ÀB ! : Concernant l’indépendance, le premier mandat du PQ (1976-1980) et le référendum : étais-tu satisfait ?
P.R. : Non, parce qu’ils ont mené ça comme une simple campagne électorale, alors que c’était un référendum sur un choix de pays. Et ils ont fait le référendum à la fin de leur mandat, alors qu’ils ont refusé même d’en parler pendant trois ans empêchant ainsi tout développement d’une sensibilisation et d’une politisation larges de la société québécoise. Comment se surprendre, dans de telles conditions, de la quadrature du cercle de la question posée en 1980 ! Une question référendaire sans allure, comme on dirait chez-nous, et qui ne faisait pas de sens pour la majorité du monde ordinaire sinon de révéler au grand jour la panique des supposés leaders de l’indépendance – pardon de la souveraineté-association ! On ratatinait même la chose à une simple procuration – du langage d’avocats maniganceux ! Pas très engageant pour faire et bâtir un pays ! Une campagne de 30 jours de slogans creux sur un enjeu aussi crucial, c’était facile pour Trudeau d’intervenir avec un coup fumant et de renverser la vapeur sur un coin de table. Au cours du deuxième référendum, avec l’arrivée de Bouchard, la chose, sous le même modèle de campagne courte, a pu être ramenée facilement à une simple affaire constitutionnelle. Sans parler du vain appel aux capitalistes par le PQ – et son délaissement des classes populaires – comme si l’indépendance au Québec pouvait se faire à droite, avec des possédants qui chercheront toujours à ratatiner vers l’État Zéro – sauf pour la répression politique – et à reporter aux calendes grecques toute velléité d’émancipation sociale.
ÀB ! : Quelle voie l’indépendance peut-elle emprunter aujourd’hui ?
P. R. : Je pense qu’il faut revenir au sens profond d’un véritable projet d’émancipation sociale, d’un projet libérateur. Le projet initial de libération nationale et d’émancipation sociale était un projet où ces deux aspects étaient intimement liés. La souveraineté, c’est beaucoup plus qu’une simple déclaration à l’Assemblée nationale. Il nous faut dépasser les aspects purement constitutionnels. Tout nous le démontre : comment peut-on arriver à l’indépendance du Québec, à un projet libérateur aux plans social, économique, environnemental et culturel, sans une réappropriation de nos pouvoirs politiques ? Faire l’indépendance du Québec, c’est aller à contre-courant de la mondialisation néolibérale et en limiter le pouvoir, c’est rétablir l’État dans une position de décision, de développement collectif du bien commun. Sans revenir à l’époque où il s’agissait simplement d’États nationaux, mais pour créer une mondialisation des solidarités, pour recréer un espace où les gens puissent se reprendre en main.

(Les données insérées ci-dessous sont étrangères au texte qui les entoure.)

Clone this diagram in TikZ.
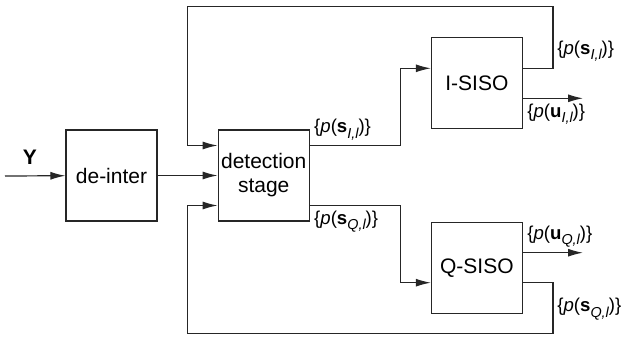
\documentclass[tikz,border=0pt]{standalone}
\usepackage{fontspec}
\setsansfont{Liberation Sans}
\usetikzlibrary{arrows.meta, positioning, calc}

\newcommand{\prob}[2]{\{\textit{p}(\textbf{#1}\raisebox{-0.55ex}{\fontsize{7.2}{8}\selectfont\itshape #2})\}}

\begin{document}
\begin{tikzpicture}[
    x=0.5pt, y=-0.5pt,
    font=\fontsize{10.5}{12}\selectfont\sffamily,
    >={Latex[length=7.5pt, width=4pt]},
    block/.style={rectangle, draw=black!85, line width=0.6pt, fill=white, align=center, minimum width=45.5pt, minimum height=45.5pt, inner sep=1pt},
    line/.style={draw, ->, line width=0.6pt, black!85},
    lab/.style={inner xsep=2pt, inner ysep=2.5pt, font=\fontsize{9.3}{11}\selectfont\sffamily}
]
\useasboundingbox (0,0) rectangle (624,342);

% Nodes
\node[block] (deinter) at (111.5,175.5) {de-inter};
\node[block, right=30pt of deinter] (detect) {detection\\stage};
\node[block, above right=0pt and 60.5pt of detect] (isiso) {I-SISO};
\node[block, below right=0pt and 60.5pt of detect] (qsiso) {Q-SISO};

\coordinate (yin) at (5,176);
\node (ylab) at (30,157) {\textbf{Y}};
\coordinate (iout) at ($(isiso.east)+(60,15)$);
\coordinate (qout) at ($(qsiso.east)+(60,-15)$);

% Edges
\draw[line] (yin) -- (deinter);
\draw[line] (deinter) -- (detect);
\draw[line] ($(detect.east)+(0,-30)$) -- ++(91,0) |- ($(isiso.west)+(0,-15)$);
\draw[line] ($(detect.east)+(0,30)$) -- ++(91,0) |- ($(qsiso.west)+(0,15)$);
\draw[line] ($(isiso.east)+(0,15)$) -- (iout);
\draw[line] ($(qsiso.east)+(0,-15)$) -- (qout);

% Feedback
\draw[line] ($(isiso.east)+(0,-15)$) -- ++(30,0) -- ++(0,-62) -| ($(detect.west)+(-30,-30)$) -- ($(detect.west)+(0,-30)$);
\draw[line] ($(qsiso.east)+(0,15)$) -- ++(30,0) -- ++(0,51) -| ($(detect.west)+(-30,30)$) -- ($(detect.west)+(0,30)$);

% Labels
\node[lab, above right] (sidet) at ($(detect.east)+(0,-30)$) {\prob{s}{I,l}};
\node[lab, below right] (sqdet) at ($(detect.east)+(0,30)$) {\prob{s}{Q,l}};
\node[lab, right] (sifb) at ($(isiso.east)+(30,-32)$) {\prob{s}{I,l}};
\node[lab, below right] (uiout) at ($(isiso.east)+(0,15)$) {\prob{u}{I,l}};
\node[lab, above right] (uqout) at ($(qsiso.east)+(0,-15)$) {\prob{u}{Q,l}};
\node[lab, right] (sqfb) at ($(qsiso.east)+(30,41.5)$) {\prob{s}{Q,l}};

\end{tikzpicture}
\end{document}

Il faut revenir à l’essentiel, il faut que le projet mis de l’avant en soit vraiment un d’émancipation nationale et sociale. Sinon, on retombe dans la même schizophrénie qu’au milieu des années 1970 avec les mouvements dits « m.l. ». Mais il ne faudrait pas non plus refaire ad nauseam l’erreur du PQ, qui s’en est tenu et ne s’en tient toujours qu’à une perspective « nationale nominale ». Il faut au contraire continuer d’y mettre le contenu qui lui appartient en propre, c’est-à-dire un projet de société libérateur pour les classes populaires. Pas de véritable indépendance sans émancipation sociale. Et pas de vraie émancipation sociale avec dans le décor une domination nationale qui traîne. Au Québec, le règlement populaire des deux questions est foncièrement lié. Et ça va prendre un minimum d’audace et de courage politique à gauche pour y arriver.